Gunmen kill 2 men at beach resort

PUERTO VALLARTA, Mexico Witnesses told police that a gunman approached Gordon Douglas Kendall and Jeffrey Ronald Ivans outside the building they were staying in and shot Kendall, according to Jalisco state prosecutor Guillermo Diaz.

The gunman then chased Ivans to the pool area and shot him. Witnesses said two other gunmen arrived minutes later and repeatedly shot the dead or dying Canadians, Diaz said. The men fled and no arrests have been made.

Diaz said Ivans was carrying a handgun, though he apparently was not able to use it before he was shot. It is unusual for people in Mexico, particularly foreigners, to carry handguns. It was not clear if Ivans had a permit.

Diaz said police have reports that the men were involved in real estate developments in another nearby resort area, Bahia de Banderas.

Investigators have not determined a motive for the killing.

Sgt.
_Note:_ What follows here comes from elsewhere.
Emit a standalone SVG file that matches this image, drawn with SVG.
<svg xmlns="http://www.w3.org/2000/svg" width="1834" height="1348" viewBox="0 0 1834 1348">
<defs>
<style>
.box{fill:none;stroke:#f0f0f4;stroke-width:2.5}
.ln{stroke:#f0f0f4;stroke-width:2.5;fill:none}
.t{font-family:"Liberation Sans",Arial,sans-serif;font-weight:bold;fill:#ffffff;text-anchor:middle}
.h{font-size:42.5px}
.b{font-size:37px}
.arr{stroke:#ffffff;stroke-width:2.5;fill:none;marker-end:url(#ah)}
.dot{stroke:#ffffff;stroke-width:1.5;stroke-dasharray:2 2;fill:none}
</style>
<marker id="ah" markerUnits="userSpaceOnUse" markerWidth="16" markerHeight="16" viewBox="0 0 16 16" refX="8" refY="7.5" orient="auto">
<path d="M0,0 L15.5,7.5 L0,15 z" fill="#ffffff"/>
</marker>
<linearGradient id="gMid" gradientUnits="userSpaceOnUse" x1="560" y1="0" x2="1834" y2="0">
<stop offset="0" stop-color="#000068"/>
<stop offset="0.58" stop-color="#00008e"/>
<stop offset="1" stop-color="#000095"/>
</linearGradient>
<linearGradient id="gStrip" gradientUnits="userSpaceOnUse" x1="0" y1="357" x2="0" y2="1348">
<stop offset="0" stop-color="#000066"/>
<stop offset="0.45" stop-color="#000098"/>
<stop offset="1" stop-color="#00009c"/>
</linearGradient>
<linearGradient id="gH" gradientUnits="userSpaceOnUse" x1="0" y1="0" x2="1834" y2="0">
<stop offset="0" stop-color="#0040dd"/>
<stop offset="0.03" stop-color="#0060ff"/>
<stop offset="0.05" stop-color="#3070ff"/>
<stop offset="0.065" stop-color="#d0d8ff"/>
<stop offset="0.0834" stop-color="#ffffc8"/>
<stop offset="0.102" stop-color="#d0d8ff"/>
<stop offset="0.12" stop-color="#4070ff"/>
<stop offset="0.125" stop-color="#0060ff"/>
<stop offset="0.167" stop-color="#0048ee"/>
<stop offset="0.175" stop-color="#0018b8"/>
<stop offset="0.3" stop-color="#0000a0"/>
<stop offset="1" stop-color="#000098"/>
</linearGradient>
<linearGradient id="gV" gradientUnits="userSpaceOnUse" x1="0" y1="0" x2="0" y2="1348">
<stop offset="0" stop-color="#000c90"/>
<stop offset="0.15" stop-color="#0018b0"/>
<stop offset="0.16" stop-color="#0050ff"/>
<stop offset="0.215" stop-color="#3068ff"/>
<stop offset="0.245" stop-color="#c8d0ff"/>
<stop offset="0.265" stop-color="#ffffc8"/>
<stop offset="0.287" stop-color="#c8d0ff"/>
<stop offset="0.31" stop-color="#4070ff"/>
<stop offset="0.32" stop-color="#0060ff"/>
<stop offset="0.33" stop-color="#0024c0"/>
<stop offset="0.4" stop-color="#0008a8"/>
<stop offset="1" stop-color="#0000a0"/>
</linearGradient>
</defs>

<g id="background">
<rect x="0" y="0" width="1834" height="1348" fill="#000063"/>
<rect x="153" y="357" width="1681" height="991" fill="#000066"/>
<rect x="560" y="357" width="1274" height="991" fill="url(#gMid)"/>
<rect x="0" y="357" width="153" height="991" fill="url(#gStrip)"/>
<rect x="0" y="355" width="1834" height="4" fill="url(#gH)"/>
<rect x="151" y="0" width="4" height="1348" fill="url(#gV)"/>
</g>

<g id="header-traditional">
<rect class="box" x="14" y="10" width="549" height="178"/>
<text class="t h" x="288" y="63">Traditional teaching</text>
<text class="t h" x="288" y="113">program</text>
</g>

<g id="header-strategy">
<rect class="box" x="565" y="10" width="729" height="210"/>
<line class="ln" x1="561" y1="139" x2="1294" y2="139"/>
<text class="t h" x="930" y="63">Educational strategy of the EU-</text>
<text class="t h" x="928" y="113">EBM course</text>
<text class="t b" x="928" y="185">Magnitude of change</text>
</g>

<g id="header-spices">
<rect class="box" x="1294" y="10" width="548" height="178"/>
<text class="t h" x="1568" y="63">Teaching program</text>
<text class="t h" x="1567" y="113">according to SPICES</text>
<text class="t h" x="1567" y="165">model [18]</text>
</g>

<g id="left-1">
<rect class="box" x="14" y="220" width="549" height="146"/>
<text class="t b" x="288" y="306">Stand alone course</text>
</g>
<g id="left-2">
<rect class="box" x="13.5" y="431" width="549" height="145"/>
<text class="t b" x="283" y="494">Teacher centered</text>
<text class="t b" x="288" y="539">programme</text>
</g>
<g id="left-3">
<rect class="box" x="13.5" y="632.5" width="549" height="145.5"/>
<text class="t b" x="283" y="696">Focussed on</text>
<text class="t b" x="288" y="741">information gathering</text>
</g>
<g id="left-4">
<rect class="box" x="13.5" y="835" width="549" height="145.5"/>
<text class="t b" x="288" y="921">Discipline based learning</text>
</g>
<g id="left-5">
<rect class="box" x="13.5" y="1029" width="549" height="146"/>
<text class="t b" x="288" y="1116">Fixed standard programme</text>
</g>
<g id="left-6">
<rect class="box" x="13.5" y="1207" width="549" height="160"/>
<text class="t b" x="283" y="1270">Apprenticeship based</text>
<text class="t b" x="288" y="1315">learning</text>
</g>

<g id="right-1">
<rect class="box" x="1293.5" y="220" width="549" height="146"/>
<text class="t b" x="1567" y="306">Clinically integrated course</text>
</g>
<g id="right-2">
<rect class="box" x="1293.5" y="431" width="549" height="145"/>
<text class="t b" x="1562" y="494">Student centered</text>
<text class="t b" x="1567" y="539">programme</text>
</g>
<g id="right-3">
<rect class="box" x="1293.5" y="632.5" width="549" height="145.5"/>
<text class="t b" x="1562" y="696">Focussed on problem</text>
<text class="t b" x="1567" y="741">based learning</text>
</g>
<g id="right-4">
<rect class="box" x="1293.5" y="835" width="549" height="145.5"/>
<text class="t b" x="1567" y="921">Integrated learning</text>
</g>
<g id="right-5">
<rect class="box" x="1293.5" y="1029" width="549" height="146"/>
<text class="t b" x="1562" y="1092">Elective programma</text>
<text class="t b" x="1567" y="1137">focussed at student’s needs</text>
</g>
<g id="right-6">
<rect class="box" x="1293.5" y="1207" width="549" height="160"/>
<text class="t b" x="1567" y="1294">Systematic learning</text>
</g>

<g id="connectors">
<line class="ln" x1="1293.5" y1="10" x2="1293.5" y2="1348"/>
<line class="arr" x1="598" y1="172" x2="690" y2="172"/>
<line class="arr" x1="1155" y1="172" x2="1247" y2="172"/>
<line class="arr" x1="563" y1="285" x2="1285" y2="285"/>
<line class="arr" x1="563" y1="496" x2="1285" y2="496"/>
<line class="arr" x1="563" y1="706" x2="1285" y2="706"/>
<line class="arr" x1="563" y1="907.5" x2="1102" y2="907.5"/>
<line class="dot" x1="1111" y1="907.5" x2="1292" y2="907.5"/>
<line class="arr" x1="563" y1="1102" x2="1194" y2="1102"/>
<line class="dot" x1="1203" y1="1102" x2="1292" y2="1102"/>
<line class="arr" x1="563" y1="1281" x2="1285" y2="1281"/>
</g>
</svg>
Bill Whalen of the Royal Canadian Mounted Police said the service's organized crime and gang units suspected Kendall and Ivans of being in the drug trade in the Canadian province of British Columbia.

"We were aware of who they were, that they were in Mexico and that they were involved in the drug trade," said Whalen, an officer in the RCMP's Combined Forces Special Enforcment Unit.
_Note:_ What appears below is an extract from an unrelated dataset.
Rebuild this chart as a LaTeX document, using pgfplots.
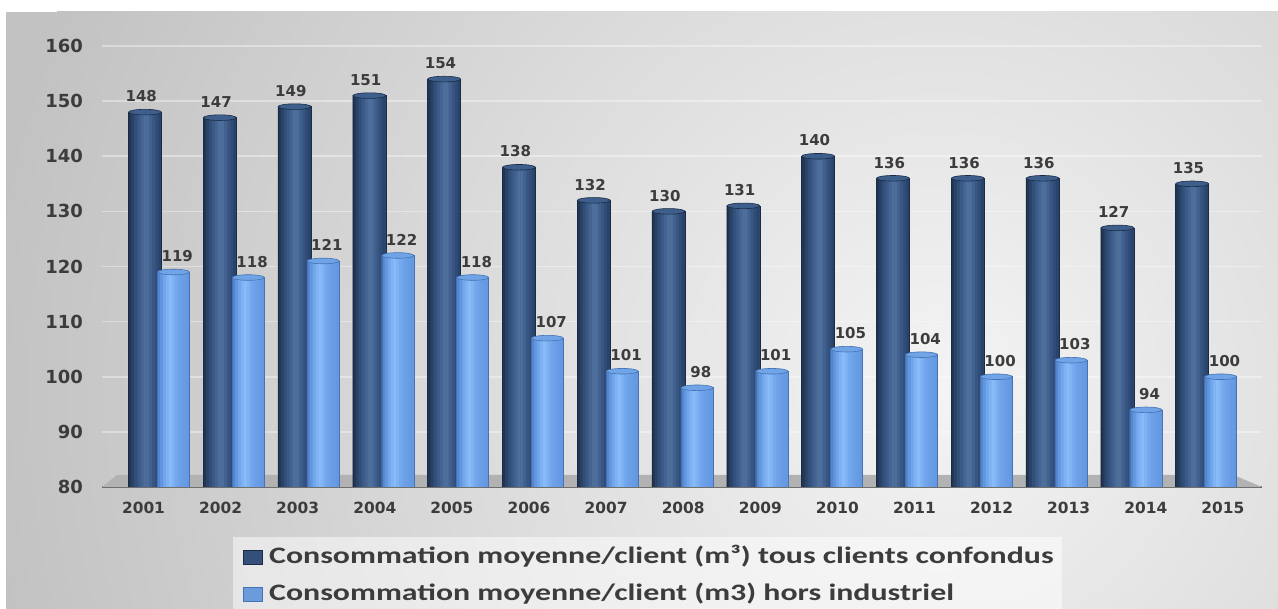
\documentclass[border=0pt]{standalone}
\usepackage{fontspec}
\setmainfont{DejaVu Sans}
\newfontfamily\legfont[FakeStretch=1.35]{Carlito}
\usepackage{pgfplots}
\usepackage{pgfplotstable}
\pgfplotsset{compat=1.18}
\definecolor{txt}{HTML}{3C3C3C}
\definecolor{bgdark}{HTML}{C2C2C2}
\definecolor{bglight}{HTML}{F4F4F4}
\definecolor{dk1}{HTML}{1E2F48}
\definecolor{dk2}{HTML}{34527F}
\definecolor{dk3}{HTML}{52729F}
\definecolor{dk4}{HTML}{263F64}
\definecolor{dkedge}{HTML}{1A2B45}
\definecolor{dkcap}{HTML}{3E5E8C}
\definecolor{dkflat}{HTML}{34507A}
\definecolor{lt1}{HTML}{4A7EC6}
\definecolor{lt2}{HTML}{6EA3EA}
\definecolor{lt3}{HTML}{88BCF9}
\definecolor{lt4}{HTML}{6296E0}
\definecolor{ltedge}{HTML}{4472B4}
\definecolor{ltcap}{HTML}{70A4E6}
\definecolor{ltflat}{HTML}{6A9BDA}
\definecolor{floorc}{HTML}{B2B2B2}
\definecolor{floorl}{HTML}{6E6E6E}
\pgfdeclareplotmark{capd}{\pgfpathellipse{\pgfpointorigin}{\pgfqpoint{8.25pt}{0pt}}{\pgfqpoint{0pt}{1.4pt}}\pgfusepathqfillstroke}
\pgfdeclareplotmark{capl}{\pgfpathellipse{\pgfpointorigin}{\pgfqpoint{8pt}{0pt}}{\pgfqpoint{0pt}{1.4pt}}\pgfusepathqfillstroke}
\newcommand{\strip}[4]{\addplot[ybar, bar width=#1, bar shift=#2, fill=#3, draw=none, forget plot] table[x=x, y=#4] {\data};}
\pgfplotstableread{
x dark light
0 148 119
1 147 118
2 149 121
3 151 122
4 154 118
5 138 107
6 132 101
7 130 98
8 131 101
9 140 105
10 136 104
11 136 100
12 136 103
13 127 94
14 135 100
}\data
\begin{document}
\begin{tikzpicture}
\useasboundingbox (0,0) rectangle (639pt,304.5pt);
\begin{scope}
\clip (3pt,0) rectangle (639pt,298.5pt);
\fill[bgdark] (3pt,0) rectangle (639pt,298.5pt);
\shade[inner color=bglight, outer color=bgdark] (470pt,110pt) circle (480pt);
\end{scope}
\begin{axis}[
  at={(51pt,61pt)}, anchor=south west,
  scale only axis, width=580pt, height=220.5pt,
  xmin=-0.762, xmax=14.746, ymin=80, ymax=160,
  ytick={80,90,...,160},
  xtick={-0.207,0.824,1.854,2.885,3.916,4.946,5.977,7.008,8.039,9.069,10.100,11.131,12.161,13.192,14.223},
  xticklabels={2001,2002,2003,2004,2005,2006,2007,2008,2009,2010,2011,2012,2013,2014,2015},
  axis x line*=bottom, axis y line*=left,
  x axis line style={draw=floorl, line width=1.2pt, -},
  y axis line style={draw=none},
  major tick length=0pt,
  ymajorgrids, major grid style={draw=white, draw opacity=0.38, line width=0.8pt},
  /pgf/number format/assume math mode=true,
  yticklabel style={font=\bfseries\fontsize{9}{10}\selectfont, text=txt, xshift=-6pt},
  xticklabel style={font=\bfseries\fontsize{7.7}{9}\selectfont, text=txt, yshift=-4pt},
  legend style={at={(0.1129,-0.1134)}, anchor=north west, draw=none, fill=white, fill opacity=0.5, text opacity=1,
    font=\legfont\bfseries\fontsize{11.8}{14}\selectfont, text=txt, row sep=2.5pt,
    inner xsep=2pt, inner ysep=2pt,
    nodes={text height=9pt, text depth=3pt, inner sep=2pt}},
  legend cell align=left,
]
\fill[floorc] (axis cs:-0.762,80) -- (axis cs:-0.561,82.2) -- (axis cs:14.358,82.2) -- (axis cs:14.746,80) -- cycle;
% dark cylinders
\addplot[ybar, bar width=16.5pt, bar shift=-7pt, fill=dk2, draw=none, forget plot] table[x=x, y=dark] {\data};
\strip{1.7pt}{-14.5pt}{dk2!18!dk1}{dark}
\strip{1.7pt}{-13pt}{dk2!54!dk1}{dark}
\strip{1.7pt}{-11.5pt}{dk2!91!dk1}{dark}
\strip{1.7pt}{-10pt}{dk3!23!dk2}{dark}
\strip{1.7pt}{-8.5pt}{dk3!53!dk2}{dark}
\strip{1.7pt}{-7pt}{dk3!83!dk2}{dark}
\strip{1.7pt}{-5.5pt}{dk3!84!dk2}{dark}
\strip{1.7pt}{-4pt}{dk3!48!dk2}{dark}
\strip{1.7pt}{-2.5pt}{dk3!12!dk2}{dark}
\strip{1.7pt}{-1pt}{dk4!30!dk2}{dark}
\strip{1.5pt}{0.4pt}{dk4!75!dk2}{dark}
\addplot[ybar, bar width=16.5pt, bar shift=-7pt, fill=none, draw=dkedge, line width=0.3pt, forget plot] table[x=x, y=dark] {\data};
\addplot[only marks, mark=capd, mark options={fill=dkcap, draw=dkedge, line width=0.3pt}, forget plot]
  table[x expr=\thisrow{x}-0.1872, y=dark] {\data};
% light cylinders
\addplot[ybar, bar width=16pt, bar shift=7.25pt, fill=lt2, draw=none, forget plot] table[x=x, y=light] {\data};
\strip{1.65pt}{-0.02pt}{lt2!22!lt1}{light}
\strip{1.65pt}{1.43pt}{lt2!68!lt1}{light}
\strip{1.65pt}{2.89pt}{lt3!13!lt2}{light}
\strip{1.65pt}{4.34pt}{lt3!59!lt2}{light}
\strip{1.65pt}{5.8pt}{lt3}{light}
\strip{1.65pt}{7.25pt}{lt3!64!lt2}{light}
\strip{1.65pt}{8.7pt}{lt3!24!lt2}{light}
\strip{1.65pt}{10.16pt}{lt2}{light}
\strip{1.65pt}{11.61pt}{lt4!34!lt2}{light}
\strip{1.65pt}{13.07pt}{lt4!60!lt2}{light}
\strip{1.45pt}{14.43pt}{lt4!86!lt2}{light}
\addplot[ybar, bar width=16pt, bar shift=7.25pt, fill=none, draw=ltedge, line width=0.3pt, forget plot] table[x=x, y=light] {\data};
\addplot[only marks, mark=capl, mark options={fill=ltcap, draw=ltedge, line width=0.3pt}, forget plot]
  table[x expr=\thisrow{x}+0.1939, y=light] {\data};
% value labels
\addplot[draw=none, mark=none, nodes near coords, nodes near coords style={font=\bfseries\fontsize{7.5}{8}\selectfont, text=txt, yshift=1.5pt}, forget plot]
  table[x expr=\thisrow{x}-0.237, y=dark] {\data};
\addplot[draw=none, mark=none, nodes near coords, nodes near coords style={font=\bfseries\fontsize{7.5}{8}\selectfont, text=txt, yshift=1.5pt}, forget plot]
  table[x expr=\thisrow{x}+0.244, y=light] {\data};
\addlegendimage{legend image code/.code={\fill[dkflat, draw=dkedge, line width=0.4pt, fill opacity=1, draw opacity=1] (3pt,-3.4pt) rectangle (12.5pt,3.4pt); \path (0pt,0pt) (13.5pt,0pt);}}
\addlegendentry{Consommation moyenne/client (m³) tous clients confondus}
\addlegendimage{legend image code/.code={\fill[ltflat, draw=ltedge, line width=0.4pt, fill opacity=1, draw opacity=1] (3pt,-3.4pt) rectangle (12.5pt,3.4pt); \path (0pt,0pt) (13.5pt,0pt);}}
\addlegendentry{Consommation moyenne/client (m3) hors industriel}
\end{axis}
\end{tikzpicture}
\end{document}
Whalen said Ivans pleaded guilty in Kamloops, British Columbia, in 2002 to one charge of drug trafficking and was fined $1,000.

British Columbia's capital, Vancouver, has seen a surge in crime since the start of the year. Canadian police say at the root of the increase are drug gangs, with a Mexican cocaine supply line heading north through California to the city.
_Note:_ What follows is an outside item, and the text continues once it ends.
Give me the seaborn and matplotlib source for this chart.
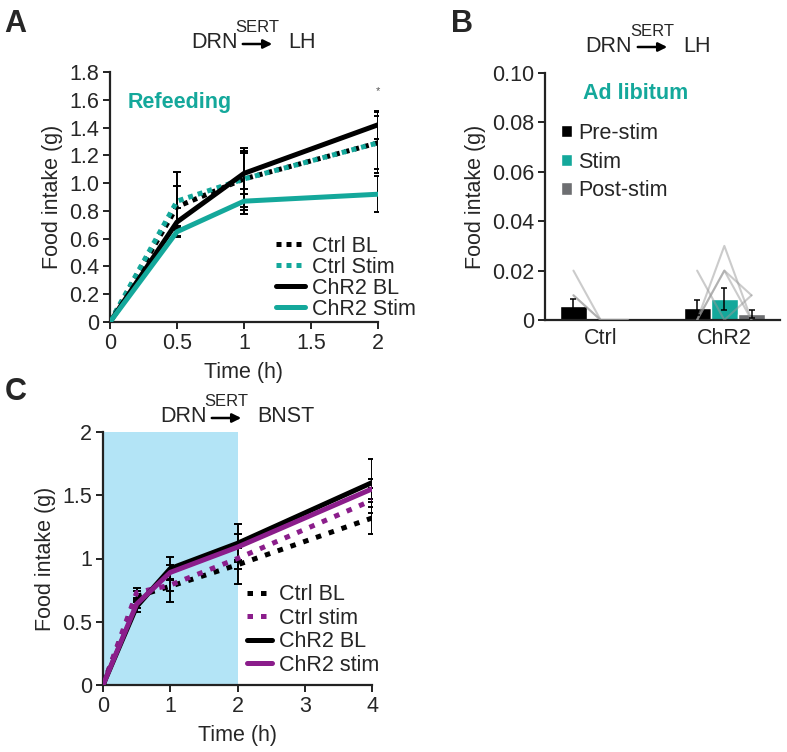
import numpy as np
import pandas as pd
import seaborn as sns
import matplotlib.pyplot as plt

sns.set_style('ticks')
plt.rcParams['font.family'] = ['Liberation Sans', 'DejaVu Sans']

TEAL = '#14a89b'
PURPLE = '#8b1d8b'
GREY = '#6d6e71'

# ---- panel A: refeeding, DRN SERT -> LH ----
time_a = [0, 0.5, 1, 2]
a_names = ['Ctrl BL', 'Ctrl Stim', 'ChR2 BL', 'ChR2 Stim']
a_ctrl_bl = [0, 0.83, 1.03, 1.29]
a_ctrl_stim = [0, 0.87, 1.03, 1.29]
a_chr2_bl = [0, 0.72, 1.07, 1.42]
a_chr2_stim = [0, 0.65, 0.87, 0.92]
a_err_ctrl_bl = [0, 0.15, 0.20, 0.19]
a_err_ctrl_stim = [0, 0.21, 0.22, 0.22]
a_err_chr2_bl = [0, 0.10, 0.15, 0.10]
a_err_chr2_stim = [0, 0.04, 0.09, 0.13]

# ---- panel B: ad libitum ----
groups_b = ['Ctrl', 'ChR2']
phases_b = ['Pre-stim', 'Stim', 'Post-stim']
b_ctrl = [0.0055, 0, 0]
b_chr2 = [0.005, 0.0085, 0.0025]
b_err_ctrl = [0.003, 0, 0]
b_err_chr2 = [0.003, 0.0045, 0.0017]
# individual animals (pre, stim, post)
b_ctrl_subj = [[0.02, 0, 0], [0.01, 0, 0], [0.01, 0, 0]]
b_chr2_subj = [[0.02, 0, 0.01], [0, 0.03, 0], [0, 0.02, 0.01], [0, 0.02, 0]]

# ---- panel C: DRN SERT -> BNST ----
time_c = [0, 0.5, 1, 2, 4]
c_names = ['Ctrl BL', 'Ctrl stim', 'ChR2 BL', 'ChR2 stim']
c_ctrl_bl = [0, 0.70, 0.78, 0.95, 1.32]
c_ctrl_stim = [0, 0.73, 0.79, 1.00, 1.46]
c_chr2_bl = [0, 0.62, 0.92, 1.12, 1.60]
c_chr2_stim = [0, 0.64, 0.89, 1.09, 1.55]
c_err_ctrl_bl = [0, 0.04, 0.12, 0.15, 0.13]
c_err_ctrl_stim = [0, 0.04, 0.05, 0.08, 0.10]
c_err_chr2_bl = [0, 0.04, 0.09, 0.15, 0.19]
c_err_chr2_stim = [0, 0.03, 0.06, 0.10, 0.08]

W, H = 787, 752
FS = 15.5
fig = plt.figure(figsize=(W / 100, H / 100), dpi=100)


def box(l, t, r, b):
    return [l / W, 1 - b / H, (r - l) / W, (b - t) / H]


def fx(x):
    return x / W


def fy(y):
    return 1 - y / H


def route(x_drn, x_arrow0, x_arrow1, x_dst, y, dst):
    fig.text(fx(x_drn), fy(y), 'DRN', ha='right', va='center', fontsize=FS)
    fig.text(fx((x_arrow0 + x_arrow1) / 2), fy(y - 15), 'SERT', ha='center', va='center', fontsize=12)
    fig.text(fx(x_dst), fy(y), dst, ha='left', va='center', fontsize=FS)
    fig.patches.append(plt.matplotlib.patches.FancyArrowPatch(
        (fx(x_arrow0), fy(y + 1)), (fx(x_arrow1), fy(y + 1)), transform=fig.transFigure,
        arrowstyle='-|>', mutation_scale=13, lw=1.8, color='k'))


def style_ax(ax):
    sns.despine(ax=ax)
    for s in ['left', 'bottom']:
        ax.spines[s].set_linewidth(1.6)
        ax.spines[s].set_color('#222222')
    ax.tick_params(labelsize=FS, width=1.4, length=5, color='#222222', pad=3)


# ================= A =================
axA = fig.add_axes(box(110, 72, 378, 322))
a_series = [a_ctrl_bl, a_ctrl_stim, a_chr2_bl, a_chr2_stim]
a_errs = [a_err_ctrl_bl, a_err_ctrl_stim, a_err_chr2_bl, a_err_chr2_stim]
a_cols = ['k', TEAL, 'k', TEAL]
a_ls = [(0, (1, 1)), (0, (1, 1)), '-', '-']
for name, vals, err, c, ls in zip(a_names, a_series, a_errs, a_cols, a_ls):
    axA.errorbar(time_a[1:], vals[1:], yerr=err[1:], fmt='none', ecolor='k',
                 elinewidth=1.4, capsize=3, capthick=1.4, zorder=1)
    sns.lineplot(x=time_a, y=vals, ax=axA, color=c, lw=3.6, linestyle=ls,
                 label=name, zorder=3)
axA.set_xlim(0, 2)
axA.set_ylim(0, 1.8)
axA.set_xticks([0, 0.5, 1, 1.5, 2])
axA.set_xticklabels(['0', '0.5', '1', '1.5', '2'])
axA.set_yticks(np.arange(0, 1.81, 0.2))
axA.set_yticklabels(['0'] + ['%.1f' % v for v in np.arange(0.2, 1.81, 0.2)])
axA.set_xlabel('Time (h)', fontsize=FS, labelpad=6)
axA.set_ylabel('Food intake (g)', fontsize=FS, labelpad=4)
style_ax(axA)
axA.text(2, 1.66, '*', ha='center', va='center', fontsize=8, color='#555555')
axA.text(0.13, 1.58, 'Refeeding', color=TEAL, fontsize=FS, fontweight='bold', va='center')
axA.legend(loc='lower left', bbox_to_anchor=(fx(276), fy(320)), bbox_transform=fig.transFigure,
           frameon=False, fontsize=FS, borderpad=0, borderaxespad=0, handlelength=1.35,
           handletextpad=0.3, labelspacing=0.0)

# ================= B =================
axB = fig.add_axes(box(545, 73, 780, 320))
df_b = pd.DataFrame({
    'group': np.repeat(groups_b, len(phases_b)),
    'phase': phases_b * len(groups_b),
    'intake': b_ctrl + b_chr2,
})
sns.barplot(data=df_b, x='group', y='intake', hue='phase', order=groups_b,
            hue_order=phases_b, palette=['k', TEAL, GREY], width=0.66,
            errorbar=None, ax=axB, saturation=1, zorder=2)
bw = 0.66 / 3
offs = [-bw, 0, bw]
for gi, (vals, errs, subj) in enumerate([(b_ctrl, b_err_ctrl, b_ctrl_subj),
                                         (b_chr2, b_err_chr2, b_chr2_subj)]):
    xs = [gi + o for o in offs]
    for s in subj:
        sns.lineplot(x=xs, y=s, ax=axB, color='#999999', alpha=0.5, lw=1.5,
                     zorder=4, legend=False, sort=False, estimator=None)
    for x, v, e in zip(xs, vals, errs):
        if e > 0:
            axB.errorbar([x], [v], yerr=[e], fmt='none', ecolor='k', elinewidth=1.1,
                         capsize=2.5, capthick=1.1, zorder=5)
axB.set_xlim(-0.45, 1.45)
axB.set_ylim(0, 0.1)
axB.set_yticks(np.arange(0, 0.101, 0.02))
axB.set_yticklabels(['0', '0.02', '0.04', '0.06', '0.08', '0.10'])
axB.set_xlabel('')
axB.set_ylabel('Food intake (g)', fontsize=FS, labelpad=4)
style_ax(axB)
axB.tick_params(axis='x', length=0, pad=6)
axB.text(-0.14, 0.0915, 'Ad libitum', color=TEAL, fontsize=FS, fontweight='bold', va='center')
h, l = axB.get_legend_handles_labels()
axB.legend(h[:3], l[:3], loc='upper left', bbox_to_anchor=(fx(561), fy(123)),
           bbox_transform=fig.transFigure, frameon=False, fontsize=FS, borderpad=0,
           borderaxespad=0, handlelength=0.5, handleheight=0.5, handletextpad=0.3,
           labelspacing=0.35)

# ================= C =================
axC = fig.add_axes(box(103, 432, 372, 685))
axC.axvspan(0, 2, color='#b3e4f6', lw=0, zorder=0)
c_series = [c_ctrl_bl, c_ctrl_stim, c_chr2_bl, c_chr2_stim]
c_errs = [c_err_ctrl_bl, c_err_ctrl_stim, c_err_chr2_bl, c_err_chr2_stim]
c_cols = ['k', PURPLE, 'k', PURPLE]
c_ls = [(0, (1.1, 1.6)), (0, (1.1, 1.6)), '-', '-']
for name, vals, err, c, ls in zip(c_names, c_series, c_errs, c_cols, c_ls):
    axC.errorbar(time_c[1:], vals[1:], yerr=err[1:], fmt='none', ecolor='k',
                 elinewidth=1.4, capsize=3, capthick=1.4, zorder=1)
    sns.lineplot(x=time_c, y=vals, ax=axC, color=c, lw=3.6, linestyle=ls,
                 label=name, zorder=3)
axC.set_xlim(0, 4)
axC.set_ylim(0, 2)
axC.set_xticks([0, 1, 2, 3, 4])
axC.set_yticks([0, 0.5, 1, 1.5, 2])
axC.set_yticklabels(['0', '0.5', '1', '1.5', '2'])
axC.set_xlabel('Time (h)', fontsize=FS, labelpad=6)
axC.set_ylabel('Food intake (g)', fontsize=FS, labelpad=4)
style_ax(axC)
axC.legend(loc='lower left', bbox_to_anchor=(fx(247), fy(676)), bbox_transform=fig.transFigure,
           frameon=False, fontsize=FS, borderpad=0, borderaxespad=0, handlelength=1.15,
           handletextpad=0.35, labelspacing=0.12)

# titles with the projection arrow
route(238, 240, 275, 288, 43, 'LH')
route(632, 635, 670, 683, 46, 'LH')
route(207, 209, 244, 257, 417, 'BNST')

# panel letters
fig.text(fx(4), fy(24), 'A', fontsize=22, fontweight='bold', va='center')
fig.text(fx(451), fy(24), 'B', fontsize=22, fontweight='bold', va='center')
fig.text(fx(5), fy(392), 'C', fontsize=22, fontweight='bold', va='center')

fig.savefig('out.png', dpi=100)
In Mexico's Michoacan state, which borders Jalisco, police arrested three federal agents for allgedly passing information to organized crime.

The Public Safety Department said in a statement the three agents, ages 33, 37 and 38, were assigned to the port city of Lazaro Cardenas as part of President Felipe Calderon's crackdown on organized crime.

One of the officers was carrying 200,000 pesos ($15,000) when arrested and investigators believe it was money received for informing on police operations, it said.

Calderon first launched a crackdown against organized crime in Michoacan, his home state, deploying thousands of soldiers and federal agents shortly after taking office.

Drug traffickers have responded fiercely, unleashing unprecedented violence with shootouts and gruesome decapitations. More than 13,500 people have been killed by drug violence in since December 2006. The government says most of the dead were involved in drug trafficking.